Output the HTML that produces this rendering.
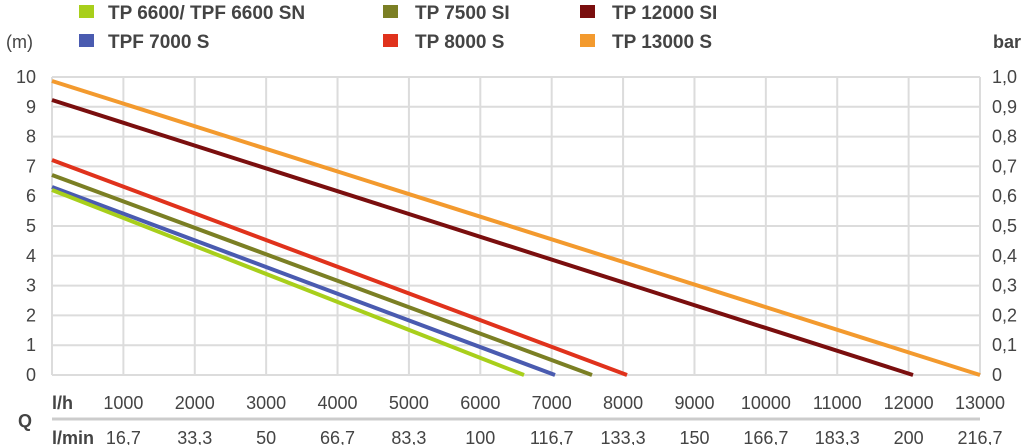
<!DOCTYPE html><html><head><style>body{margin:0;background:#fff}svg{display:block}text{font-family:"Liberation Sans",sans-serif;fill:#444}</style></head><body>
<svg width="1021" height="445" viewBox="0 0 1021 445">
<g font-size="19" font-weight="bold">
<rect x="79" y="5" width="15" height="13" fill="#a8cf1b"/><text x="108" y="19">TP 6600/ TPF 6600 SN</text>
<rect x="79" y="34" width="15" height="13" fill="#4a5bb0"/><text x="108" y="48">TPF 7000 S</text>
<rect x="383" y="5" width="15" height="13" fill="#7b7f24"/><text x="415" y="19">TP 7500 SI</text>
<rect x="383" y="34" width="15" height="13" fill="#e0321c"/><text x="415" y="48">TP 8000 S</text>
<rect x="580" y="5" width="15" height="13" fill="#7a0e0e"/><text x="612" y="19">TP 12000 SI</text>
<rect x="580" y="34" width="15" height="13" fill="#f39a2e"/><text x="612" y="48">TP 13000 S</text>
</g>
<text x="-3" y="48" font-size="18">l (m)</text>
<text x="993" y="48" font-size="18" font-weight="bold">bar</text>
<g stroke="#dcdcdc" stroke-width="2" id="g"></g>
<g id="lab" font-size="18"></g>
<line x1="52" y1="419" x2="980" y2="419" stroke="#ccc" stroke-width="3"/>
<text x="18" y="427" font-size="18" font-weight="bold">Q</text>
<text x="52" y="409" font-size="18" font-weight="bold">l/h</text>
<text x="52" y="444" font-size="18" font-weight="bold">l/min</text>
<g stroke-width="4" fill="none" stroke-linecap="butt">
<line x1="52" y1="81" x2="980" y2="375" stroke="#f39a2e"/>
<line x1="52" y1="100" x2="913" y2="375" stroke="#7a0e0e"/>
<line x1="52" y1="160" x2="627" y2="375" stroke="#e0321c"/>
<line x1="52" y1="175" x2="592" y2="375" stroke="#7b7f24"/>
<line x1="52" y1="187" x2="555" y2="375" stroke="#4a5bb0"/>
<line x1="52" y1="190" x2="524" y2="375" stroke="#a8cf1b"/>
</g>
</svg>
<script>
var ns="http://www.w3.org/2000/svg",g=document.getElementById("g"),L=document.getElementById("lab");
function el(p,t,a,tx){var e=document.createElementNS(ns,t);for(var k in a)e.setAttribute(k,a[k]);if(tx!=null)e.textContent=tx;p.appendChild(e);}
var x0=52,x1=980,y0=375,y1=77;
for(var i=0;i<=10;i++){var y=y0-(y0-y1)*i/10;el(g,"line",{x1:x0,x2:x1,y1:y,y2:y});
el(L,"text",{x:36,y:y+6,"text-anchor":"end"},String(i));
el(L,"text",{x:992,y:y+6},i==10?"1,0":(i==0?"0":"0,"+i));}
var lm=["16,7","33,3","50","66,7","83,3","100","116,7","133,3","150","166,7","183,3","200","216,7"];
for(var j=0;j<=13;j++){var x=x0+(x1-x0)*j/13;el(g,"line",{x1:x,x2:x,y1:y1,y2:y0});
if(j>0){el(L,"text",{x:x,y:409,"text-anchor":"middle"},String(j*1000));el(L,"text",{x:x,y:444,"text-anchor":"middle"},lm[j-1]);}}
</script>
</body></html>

——

• INSTRUCTION:
Reproduce the material word for word. Any pictures should be left out of the copy.

• SOLUTION:
Output the HTML that produces this rendering.
<!DOCTYPE html><html><head><style>body{margin:0;background:#fff}svg{display:block}text{font-family:"Liberation Sans",sans-serif;fill:#444}</style></head><body>
<svg width="1021" height="445" viewBox="0 0 1021 445">
<g font-size="19" font-weight="bold">
<rect x="79" y="5" width="15" height="13" fill="#a8cf1b"/><text x="108" y="19">TP 6600/ TPF 6600 SN</text>
<rect x="79" y="34" width="15" height="13" fill="#4a5bb0"/><text x="108" y="48">TPF 7000 S</text>
<rect x="383" y="5" width="15" height="13" fill="#7b7f24"/><text x="415" y="19">TP 7500 SI</text>
<rect x="383" y="34" width="15" height="13" fill="#e0321c"/><text x="415" y="48">TP 8000 S</text>
<rect x="580" y="5" width="15" height="13" fill="#7a0e0e"/><text x="612" y="19">TP 12000 SI</text>
<rect x="580" y="34" width="15" height="13" fill="#f39a2e"/><text x="612" y="48">TP 13000 S</text>
</g>
<text x="-3" y="48" font-size="18">l (m)</text>
<text x="993" y="48" font-size="18" font-weight="bold">bar</text>
<g stroke="#dcdcdc" stroke-width="2" id="g"></g>
<g id="lab" font-size="18"></g>
<line x1="52" y1="419" x2="980" y2="419" stroke="#ccc" stroke-width="3"/>
<text x="18" y="427" font-size="18" font-weight="bold">Q</text>
<text x="52" y="409" font-size="18" font-weight="bold">l/h</text>
<text x="52" y="444" font-size="18" font-weight="bold">l/min</text>
<g stroke-width="4" fill="none" stroke-linecap="butt">
<line x1="52" y1="81" x2="980" y2="375" stroke="#f39a2e"/>
<line x1="52" y1="100" x2="913" y2="375" stroke="#7a0e0e"/>
<line x1="52" y1="160" x2="627" y2="375" stroke="#e0321c"/>
<line x1="52" y1="175" x2="592" y2="375" stroke="#7b7f24"/>
<line x1="52" y1="187" x2="555" y2="375" stroke="#4a5bb0"/>
<line x1="52" y1="190" x2="524" y2="375" stroke="#a8cf1b"/>
</g>
</svg>
<script>
var ns="http://www.w3.org/2000/svg",g=document.getElementById("g"),L=document.getElementById("lab");
function el(p,t,a,tx){var e=document.createElementNS(ns,t);for(var k in a)e.setAttribute(k,a[k]);if(tx!=null)e.textContent=tx;p.appendChild(e);}
var x0=52,x1=980,y0=375,y1=77;
for(var i=0;i<=10;i++){var y=y0-(y0-y1)*i/10;el(g,"line",{x1:x0,x2:x1,y1:y,y2:y});
el(L,"text",{x:36,y:y+6,"text-anchor":"end"},String(i));
el(L,"text",{x:992,y:y+6},i==10?"1,0":(i==0?"0":"0,"+i));}
var lm=["16,7","33,3","50","66,7","83,3","100","116,7","133,3","150","166,7","183,3","200","216,7"];
for(var j=0;j<=13;j++){var x=x0+(x1-x0)*j/13;el(g,"line",{x1:x,x2:x,y1:y1,y2:y0});
if(j>0){el(L,"text",{x:x,y:409,"text-anchor":"middle"},String(j*1000));el(L,"text",{x:x,y:444,"text-anchor":"middle"},lm[j-1]);}}
</script>
</body></html>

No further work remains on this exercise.